[Code that draws figures]
"""

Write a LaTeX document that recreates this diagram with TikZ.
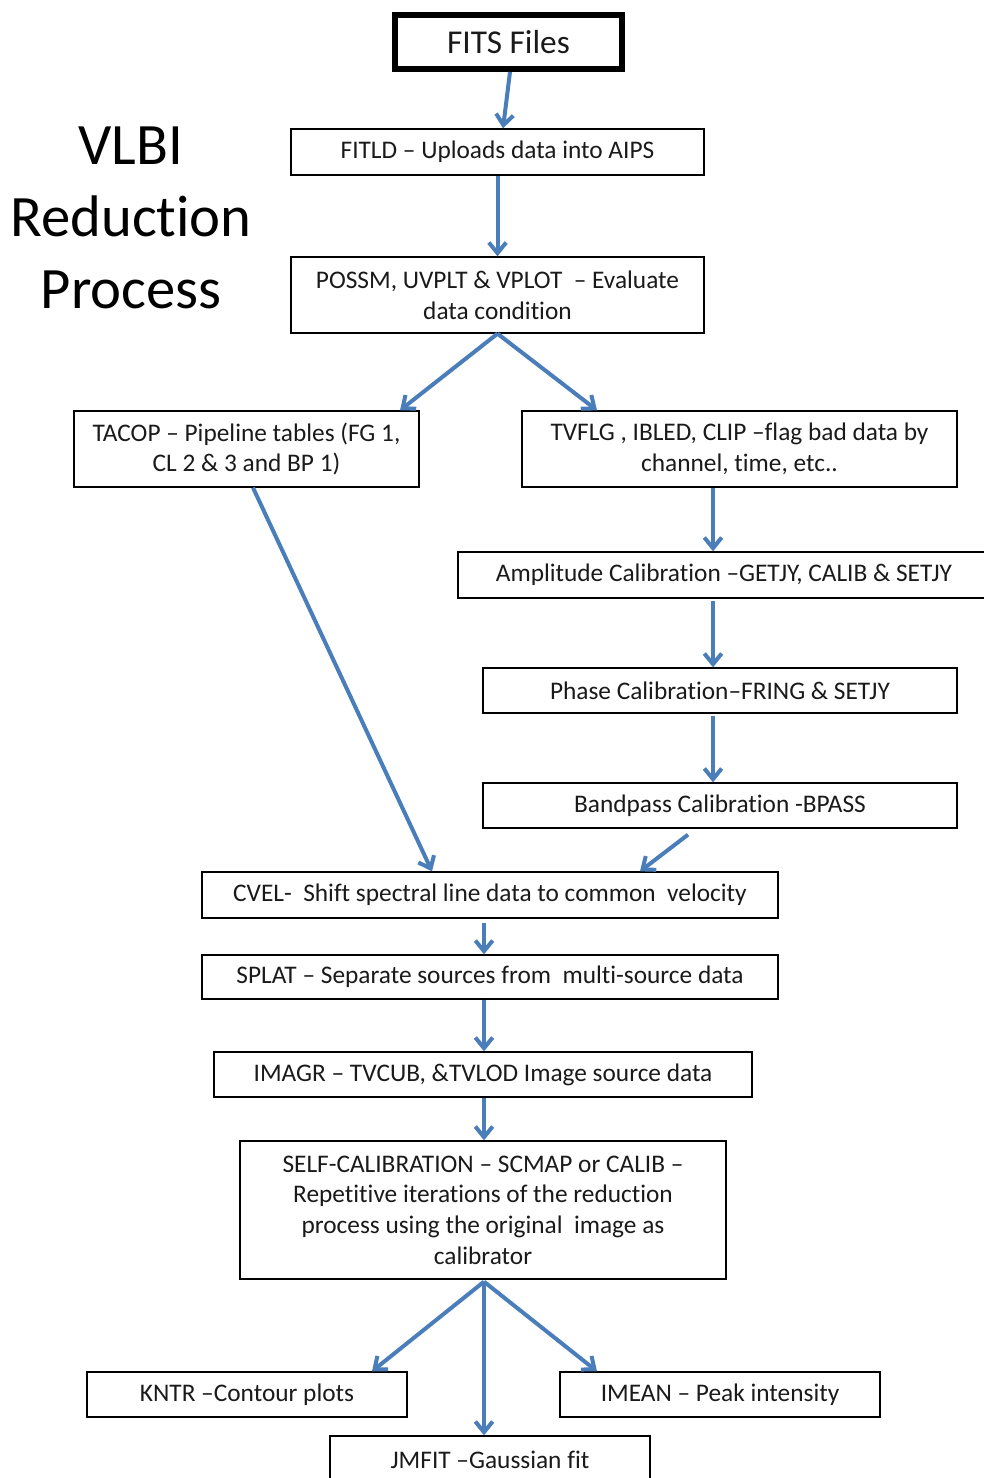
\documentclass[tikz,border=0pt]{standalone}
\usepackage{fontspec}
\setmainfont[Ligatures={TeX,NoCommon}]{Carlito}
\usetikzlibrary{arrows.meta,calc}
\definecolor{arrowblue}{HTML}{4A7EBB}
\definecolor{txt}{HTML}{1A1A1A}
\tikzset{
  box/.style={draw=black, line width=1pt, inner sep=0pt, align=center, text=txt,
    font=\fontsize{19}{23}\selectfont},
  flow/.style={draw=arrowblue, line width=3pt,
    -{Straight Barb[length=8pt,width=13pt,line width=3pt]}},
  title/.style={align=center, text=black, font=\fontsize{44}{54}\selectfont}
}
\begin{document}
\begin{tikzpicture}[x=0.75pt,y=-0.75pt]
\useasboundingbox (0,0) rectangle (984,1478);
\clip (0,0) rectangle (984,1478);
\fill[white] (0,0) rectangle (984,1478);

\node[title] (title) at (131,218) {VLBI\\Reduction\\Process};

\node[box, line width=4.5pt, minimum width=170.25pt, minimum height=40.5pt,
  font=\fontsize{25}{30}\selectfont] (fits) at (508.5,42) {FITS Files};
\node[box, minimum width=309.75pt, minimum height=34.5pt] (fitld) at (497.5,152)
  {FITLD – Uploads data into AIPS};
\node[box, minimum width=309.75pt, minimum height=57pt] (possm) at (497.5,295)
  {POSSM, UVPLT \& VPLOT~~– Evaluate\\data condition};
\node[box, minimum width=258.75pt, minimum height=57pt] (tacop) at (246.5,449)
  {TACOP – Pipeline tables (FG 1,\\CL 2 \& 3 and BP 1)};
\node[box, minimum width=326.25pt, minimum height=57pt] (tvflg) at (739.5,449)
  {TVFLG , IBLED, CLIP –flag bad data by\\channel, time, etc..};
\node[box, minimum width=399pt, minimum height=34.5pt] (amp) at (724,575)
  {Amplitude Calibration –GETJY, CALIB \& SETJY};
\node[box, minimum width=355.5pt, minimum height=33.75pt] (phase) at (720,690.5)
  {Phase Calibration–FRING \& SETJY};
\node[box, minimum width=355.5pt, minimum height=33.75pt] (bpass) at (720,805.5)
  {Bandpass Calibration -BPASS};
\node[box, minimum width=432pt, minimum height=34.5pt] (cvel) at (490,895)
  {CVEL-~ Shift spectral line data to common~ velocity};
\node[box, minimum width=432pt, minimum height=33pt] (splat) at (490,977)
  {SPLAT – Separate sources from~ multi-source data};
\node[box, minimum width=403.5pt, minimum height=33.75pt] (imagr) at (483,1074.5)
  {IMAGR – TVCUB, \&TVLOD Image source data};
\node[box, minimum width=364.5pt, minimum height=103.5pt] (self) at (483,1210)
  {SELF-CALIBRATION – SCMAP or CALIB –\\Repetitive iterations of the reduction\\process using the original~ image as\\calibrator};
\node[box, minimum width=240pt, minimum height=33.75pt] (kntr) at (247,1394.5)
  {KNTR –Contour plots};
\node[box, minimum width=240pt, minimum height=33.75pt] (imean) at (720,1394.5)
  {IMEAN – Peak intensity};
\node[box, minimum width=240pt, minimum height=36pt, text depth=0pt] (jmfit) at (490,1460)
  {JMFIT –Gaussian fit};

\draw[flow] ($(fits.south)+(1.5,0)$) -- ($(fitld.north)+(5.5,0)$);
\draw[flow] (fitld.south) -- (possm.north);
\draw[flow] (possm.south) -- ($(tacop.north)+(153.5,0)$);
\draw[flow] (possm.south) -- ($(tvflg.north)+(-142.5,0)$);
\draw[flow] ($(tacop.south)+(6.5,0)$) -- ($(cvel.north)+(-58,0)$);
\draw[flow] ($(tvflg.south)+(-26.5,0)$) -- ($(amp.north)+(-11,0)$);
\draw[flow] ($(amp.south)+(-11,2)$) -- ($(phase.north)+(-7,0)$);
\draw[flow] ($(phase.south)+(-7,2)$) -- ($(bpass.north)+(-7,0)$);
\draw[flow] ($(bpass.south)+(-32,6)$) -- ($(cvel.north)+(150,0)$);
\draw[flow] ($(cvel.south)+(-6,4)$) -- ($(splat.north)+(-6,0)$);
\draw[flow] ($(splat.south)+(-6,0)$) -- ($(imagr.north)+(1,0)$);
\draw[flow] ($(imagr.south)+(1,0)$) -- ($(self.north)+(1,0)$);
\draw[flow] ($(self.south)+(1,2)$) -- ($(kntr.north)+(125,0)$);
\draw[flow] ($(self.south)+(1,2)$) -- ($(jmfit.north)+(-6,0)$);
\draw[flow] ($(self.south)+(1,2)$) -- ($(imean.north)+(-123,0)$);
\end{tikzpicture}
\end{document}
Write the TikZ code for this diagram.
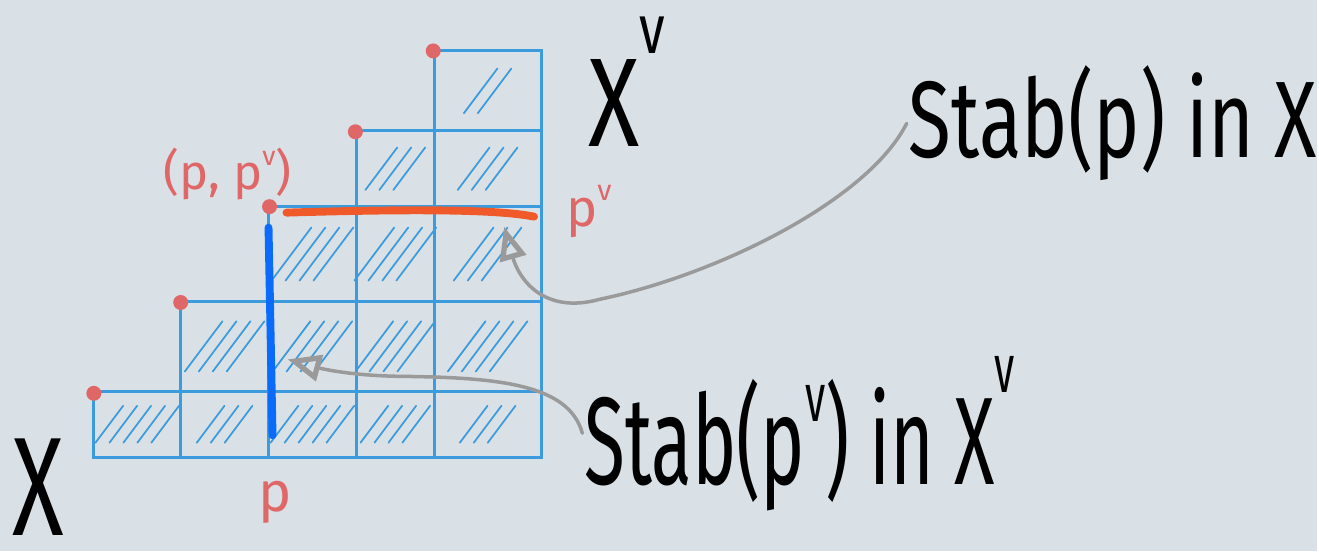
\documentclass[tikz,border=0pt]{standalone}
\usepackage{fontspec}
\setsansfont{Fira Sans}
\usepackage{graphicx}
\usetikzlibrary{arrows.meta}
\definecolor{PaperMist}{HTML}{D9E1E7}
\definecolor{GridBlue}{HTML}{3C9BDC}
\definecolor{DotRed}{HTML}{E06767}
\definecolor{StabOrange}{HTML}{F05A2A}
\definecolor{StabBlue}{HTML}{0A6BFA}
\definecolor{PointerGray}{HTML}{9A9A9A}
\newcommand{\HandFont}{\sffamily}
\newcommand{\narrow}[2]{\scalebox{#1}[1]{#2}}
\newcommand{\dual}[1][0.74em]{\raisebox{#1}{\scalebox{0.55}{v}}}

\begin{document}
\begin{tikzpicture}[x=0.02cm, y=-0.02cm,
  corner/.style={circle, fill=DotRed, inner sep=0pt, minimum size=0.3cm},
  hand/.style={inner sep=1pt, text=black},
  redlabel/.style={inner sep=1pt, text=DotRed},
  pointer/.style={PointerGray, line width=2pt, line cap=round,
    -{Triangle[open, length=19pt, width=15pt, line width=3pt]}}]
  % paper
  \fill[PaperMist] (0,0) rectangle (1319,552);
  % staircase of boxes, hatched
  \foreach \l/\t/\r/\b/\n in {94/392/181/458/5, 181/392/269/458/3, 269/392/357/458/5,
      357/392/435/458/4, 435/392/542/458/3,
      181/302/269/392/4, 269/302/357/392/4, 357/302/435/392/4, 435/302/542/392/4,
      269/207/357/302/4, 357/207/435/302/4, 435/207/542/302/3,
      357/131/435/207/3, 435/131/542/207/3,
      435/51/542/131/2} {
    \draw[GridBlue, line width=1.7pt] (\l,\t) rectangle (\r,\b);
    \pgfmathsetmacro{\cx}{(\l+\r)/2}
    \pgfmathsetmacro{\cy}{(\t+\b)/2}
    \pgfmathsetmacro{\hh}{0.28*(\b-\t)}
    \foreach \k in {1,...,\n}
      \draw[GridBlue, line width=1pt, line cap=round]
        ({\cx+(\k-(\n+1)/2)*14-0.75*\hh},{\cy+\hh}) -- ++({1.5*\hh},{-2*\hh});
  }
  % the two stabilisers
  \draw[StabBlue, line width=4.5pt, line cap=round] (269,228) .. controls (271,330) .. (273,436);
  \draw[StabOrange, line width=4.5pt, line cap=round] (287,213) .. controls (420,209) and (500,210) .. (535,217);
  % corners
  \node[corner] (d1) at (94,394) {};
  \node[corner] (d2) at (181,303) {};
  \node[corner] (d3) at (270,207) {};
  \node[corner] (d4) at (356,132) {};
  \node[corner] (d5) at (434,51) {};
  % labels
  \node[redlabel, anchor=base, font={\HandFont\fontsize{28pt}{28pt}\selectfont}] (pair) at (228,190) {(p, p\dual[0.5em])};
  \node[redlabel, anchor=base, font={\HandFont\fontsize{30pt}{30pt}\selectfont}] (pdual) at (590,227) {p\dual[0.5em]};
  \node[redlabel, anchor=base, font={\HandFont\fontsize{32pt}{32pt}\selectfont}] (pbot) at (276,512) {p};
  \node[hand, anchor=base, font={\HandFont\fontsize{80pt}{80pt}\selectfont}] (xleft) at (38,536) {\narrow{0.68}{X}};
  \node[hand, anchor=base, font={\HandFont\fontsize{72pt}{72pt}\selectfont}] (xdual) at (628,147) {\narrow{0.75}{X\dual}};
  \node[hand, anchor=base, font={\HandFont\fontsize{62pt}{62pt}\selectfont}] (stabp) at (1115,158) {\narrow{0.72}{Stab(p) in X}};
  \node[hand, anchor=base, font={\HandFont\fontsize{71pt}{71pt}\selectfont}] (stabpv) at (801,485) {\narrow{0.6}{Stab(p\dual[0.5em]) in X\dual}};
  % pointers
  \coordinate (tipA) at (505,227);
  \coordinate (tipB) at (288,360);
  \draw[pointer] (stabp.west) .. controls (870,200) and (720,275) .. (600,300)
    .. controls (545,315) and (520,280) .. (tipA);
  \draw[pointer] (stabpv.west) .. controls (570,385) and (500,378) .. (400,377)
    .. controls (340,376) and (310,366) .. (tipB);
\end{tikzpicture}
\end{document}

"""

Task directions -
Tally the lines of the records holding the word "diagram", then state only the tally.

Finished answer -
2